Siamo adulti, un po’ di tachiprina e via. Il desiderio di stelline in brodo con il formaggino alle nove del mattino e il senso del dovere nonostante la malattia

Tutti hanno l’influenza, parlano di questa influenza spaventosa che dura settimane (in un mese, gennaio, che sta durando anni). Ce l’hanno e postano foto di fazzoletti, tachipirina e ibuprofene, oppure l’hanno appena avuta e dicono di aver visto topi blu che gli camminavano sul corpo. Io alzo le spalle, penso che le persone davvero esagerano, che sarà mai un po’ di influenza, anzi beati voi che vi mettete a letto come a dodici anni e mangiate le stelline in brodo e formaggino e sognate topi blu. Scansafatiche, pasquettari, gente priva di senso del dovere. Ragazzini per sempre, con la mamma che vi porta la tivù in camera (il periodo più bello della mia vita: le tonsilliti dell’infanzia). Da adulto, l’influenza te la fai in piedi, con le scatole dei kleenex a portata di mano, giusto un po’ di malumore, cerchi di tossire il meno possibile per non spaventare gli altri, tachipina mille q.b., insomma te la sbrighi da solo. 


Ad esempio adesso, stanotte, ho questo pizzicore in gola che non è niente, proprio giusto un po’ di gola secca perché ho preso un colpo di vento per strada, ma non è che mi lamento, domani starò benissimo, berrò un po’ di latte e miele e via, andrò incontro ai miei doveri con una sciarpa in più. Mi sveglio nell’altra città, quella in cui vivo da sola e sono una persona tutta intera, e non è che uno si sveglia e si mette  a parlare se in casa non c’è nessuno, neanche un gatto. Però io in questa casa ho una pianta, una di quelle che purificano l’aria nella stanza, una Sanseveria, mia nonna ne aveva molte e io ne ho una soltanto, ma da quando l’ho lasciata sola per le vacanze di Natale e al mio rientro l’ho vista triste e un po’ malata, il nostro rapporto è cambiato: la guardo, la saluto prima di uscire, le dico che impegni ho, facciamo a metà di un bicchiere d’acqua. Quindi le ho detto, versandole un bicchier d’acqua, che mi sentivo un po’ strana. Cioè, ho aperto la bocca per dirglielo ma è uscito solo un rantolo.

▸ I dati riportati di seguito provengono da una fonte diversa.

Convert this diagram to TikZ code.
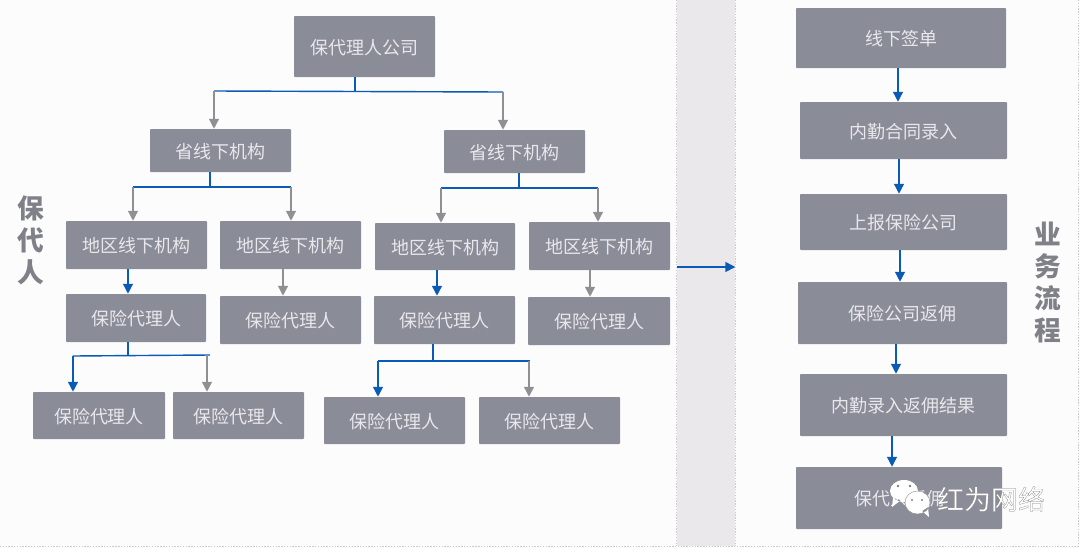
\documentclass[tikz,border=0pt]{standalone}
\usepackage{fontspec}
\setmainfont{Noto Sans CJK SC}
\newfontfamily\markfont[FakeBold=0.8]{Noto Sans CJK SC}
\usetikzlibrary{arrows.meta}
\definecolor{boxgray}{RGB}{138,140,152}
\definecolor{boxtext}{RGB}{232,232,236}
\definecolor{linkblue}{RGB}{10,91,181}
\definecolor{linkgray}{RGB}{143,143,148}
\definecolor{sidegray}{RGB}{128,129,136}
\definecolor{bandgray}{RGB}{234,232,234}
\definecolor{pagewhite}{RGB}{253,252,253}
\definecolor{dotgray}{RGB}{205,205,208}
\begin{document}
\begin{tikzpicture}[
    x=0.025cm, y=-0.025cm,
    box/.style 2 args={fill=boxgray, text=boxtext, rounded corners=0.6pt, inner sep=0pt,
      text height=12pt, text depth=0.9pt,
      minimum width=#1*0.025cm, minimum height=#2*0.025cm, font=\fontsize{12.8}{14}\selectfont},
    sidelabel/.style={text=sidegray, align=center, inner sep=0pt, font=\fontsize{19}{22.8}\selectfont\bfseries},
    bluelink/.style={draw=linkblue, line width=1pt},
    graylink/.style={draw=linkgray, line width=1pt},
    >={Triangle[length=7pt,width=7pt]}
  ]
  \useasboundingbox (0,0) rectangle (1080,548);
  \fill[pagewhite] (0,0) rectangle (1080,548);
  \node[fill=bandgray, inner sep=0pt, minimum width=58*0.025cm, minimum height=546*0.025cm] (band) at (706,273) {};
  \draw[dotgray, densely dotted, line width=1pt] (band.north west) -- (band.south west);
  \draw[dotgray, densely dotted, line width=1pt] (band.north east) -- (band.south east);
  \draw[dotgray, densely dotted, line width=1pt] (0,546.5) -- (1080,546.5);
  \draw[dotgray, densely dotted, line width=1pt] (1078.5,0) -- (1078.5,546);

  \node[box={141}{61}] (company) at (364.5,46.5) {保代理人公司};
  \node[box={141}{43}] (prova) at (220.5,150.5) {省线下机构};
  \node[box={141}{43}] (provb) at (514.5,151.5) {省线下机构};
  \node[box={141}{48}] (rega) at (136.5,245) {地区线下机构};
  \node[box={141}{48}] (regb) at (290.5,245) {地区线下机构};
  \node[box={140}{47}] (regc) at (445,246.5) {地区线下机构};
  \node[box={141}{48}] (regd) at (599.5,246) {地区线下机构};
  \node[box={140}{48}] (agenta) at (136,318) {保险代理人};
  \node[box={141}{48}] (agentb) at (290.5,320) {保险代理人};
  \node[box={141}{48}] (agentc) at (444.5,320) {保险代理人};
  \node[box={142}{48}] (agentd) at (599,321) {保险代理人};
  \node[box={132}{47}] (leafa) at (99,415.5) {保险代理人};
  \node[box={131}{47}] (leafb) at (238.5,415.5) {保险代理人};
  \node[box={141}{47}] (leafc) at (394.5,420.5) {保险代理人};
  \node[box={141}{47}] (leafd) at (549.5,420.5) {保险代理人};

  \node[box={210}{60}] (sign) at (901,38) {线下签单};
  \node[box={207}{57}] (entry) at (903.5,130.5) {内勤合同录入};
  \node[box={207}{56}] (report) at (903.5,222) {上报保险公司};
  \node[box={209}{62}] (rebate) at (902.5,313) {保险公司返佣};
  \node[box={207}{62}] (result) at (903.5,405) {内勤录入返佣结果};
  \node[box={206}{62}] (payout) at (899,498) {保代人返佣};

  \node[sidelabel] (sidea) at (31,240) {保\\代\\人};
  \node[sidelabel] (sideb) at (1048,282.5) {业\\务\\流\\程};

  \coordinate (cj) at (355,91);
  \coordinate (cl) at (214,91);
  \coordinate (cr) at (503,92);
  \draw[bluelink] (cj |- company.south) -- (cj);
  \draw[bluelink] (cl) -- (cr);
  \draw[graylink, ->] (cl) -- (cl |- prova.north);
  \draw[graylink, ->] (cr) -- (cr |- provb.north);

  \coordinate (pj) at (210,187);
  \coordinate (pl) at (133,187);
  \coordinate (pr) at (291,187);
  \draw[bluelink] (pj |- prova.south) -- (pj);
  \draw[bluelink] (pl) -- (pr);
  \draw[graylink, ->] (pl) -- (pl |- rega.north);
  \draw[graylink, ->] (pr) -- (pr |- regb.north);

  \coordinate (qj) at (519,188);
  \coordinate (ql) at (441,188);
  \coordinate (qr) at (598,188);
  \draw[bluelink] (qj |- provb.south) -- (qj);
  \draw[bluelink] (ql) -- (qr);
  \draw[graylink, ->] (ql) -- (ql |- regc.north);
  \draw[graylink, ->] (qr) -- (qr |- regd.north);

  \coordinate (ra) at (128,0);
  \coordinate (rb) at (283,0);
  \coordinate (rc) at (437,0);
  \coordinate (rd) at (590,0);
  \draw[bluelink, ->] (ra |- rega.south) -- (ra |- agenta.north);
  \draw[graylink, ->] (rb |- regb.south) -- (rb |- agentb.north);
  \draw[bluelink, ->] (rc |- regc.south) -- (rc |- agentc.north);
  \draw[graylink, ->] (rd |- regd.south) -- (rd |- agentd.north);

  \coordinate (aj) at (128,356);
  \coordinate (al) at (73,356);
  \coordinate (ar) at (210,355);
  \coordinate (ab) at (207,355);
  \draw[bluelink] (aj |- agenta.south) -- (aj);
  \draw[bluelink] (al) -- (ar);
  \draw[bluelink, ->] (al) -- (al |- leafa.north);
  \draw[graylink, ->] (ab) -- (ab |- leafb.north);

  \coordinate (dj) at (433,361);
  \coordinate (dl) at (378,361);
  \coordinate (dr) at (530,361);
  \coordinate (db) at (529,361);
  \draw[bluelink] (dj |- agentc.south) -- (dj);
  \draw[bluelink] (dl) -- (dr);
  \draw[bluelink, ->] (dl) -- (dl |- leafc.north);
  \draw[graylink, ->] (db) -- (db |- leafd.north);

  \coordinate (fa) at (898,0);
  \coordinate (fb) at (899,0);
  \coordinate (fc) at (900,0);
  \coordinate (fd) at (896,0);
  \coordinate (fe) at (892,0);
  \draw[bluelink, ->] (fa |- sign.south) -- (fa |- entry.north);
  \draw[bluelink, ->] (fb |- entry.south) -- (fb |- report.north);
  \draw[bluelink, ->] (fc |- report.south) -- (fc |- rebate.north);
  \draw[bluelink, ->] (fd |- rebate.south) -- (fd |- result.north);
  \draw[bluelink, ->] (fe |- result.south) -- (fe |- payout.north);

  \coordinate (bandmid) at (0,267);
  \draw[bluelink, ->] (band.west |- bandmid) -- (band.east |- bandmid);

  \fill[white] (904,491) ellipse [x radius=14, y radius=11] (893,498) -- (892,507) -- (901,500) -- cycle;
  \fill[white] (917.5,502.5) ellipse [x radius=12.5, y radius=11.5] (922,511) -- (929,517) -- (928,507) -- cycle;
  \draw[linkgray, line width=0.3pt] (917.5,502.5) ellipse [x radius=12.5, y radius=11.5];
  \fill[sidegray] (898,486) circle (1.3) (910,486) circle (1.3) (912,500) circle (1.1) (922,500) circle (1.1);
  \node[inner sep=0pt, text=white, font=\fontsize{19.2}{22}\selectfont] (mark) at (991,499)
    {\special{pdf:code 0.5 G}\markfont 红为网络};
\end{tikzpicture}
\end{document}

La pianta si è spaventata, le foglie si sono mosse, ho percepito il suo disagio: forse ha paura dei germi. Niente più voce, va bene. Adesso bevo il tè, il latte, il caffè, prendo il miele, le spezie indiane, compro le caramelle miracolose, poche storie e la voce torna squillante. Esco di casa e noto che le mie gambe e le mie braccia pesano molto di più, sarò ingrassata durante la notte? Anche la testa pesa un quintale, ma guarda che stranezze accadono a Torino. Faccio qualche passo sotto i portici, ma il vento mi taglia il cervello in due, anzi in quattro, e appena tossisco (tossisco un po’, è normale) dagli occhi escono due fiumi di lacrime. Decido di prendere un taxi, ma solo perché piove, non perché io non riesca a camminare. Il taxi lo guida una signora, entro, saluto, dico l’indirizzo e mi rituffo nel telefono. Ho questi due fiumi di lacrime che scendono,  da qualche parte dovrei avere un fazzoletto.


La signora si gira verso di me e dice, prima di mettere in moto: mi dispiace che stia così male, se poi deve lavorare è anche peggio. Resto attonita, sono le nove del mattino e provo un fortissimo desiderio di stelline in brodo con il formaggino. La signora ha la mia età, ma forse invece è mia madre, forse è un topo blu, forse sto morendo. Rispondo solo: eh. Perché non ho la voce e perché adesso l’auto è piena di topi blu, ma non corrono, stanno seduti tranquilli accanto a me. Anche la mia pianta è arrivata e mi guarda. Sto bene, perché è una di quelle piante che purificano l’aria.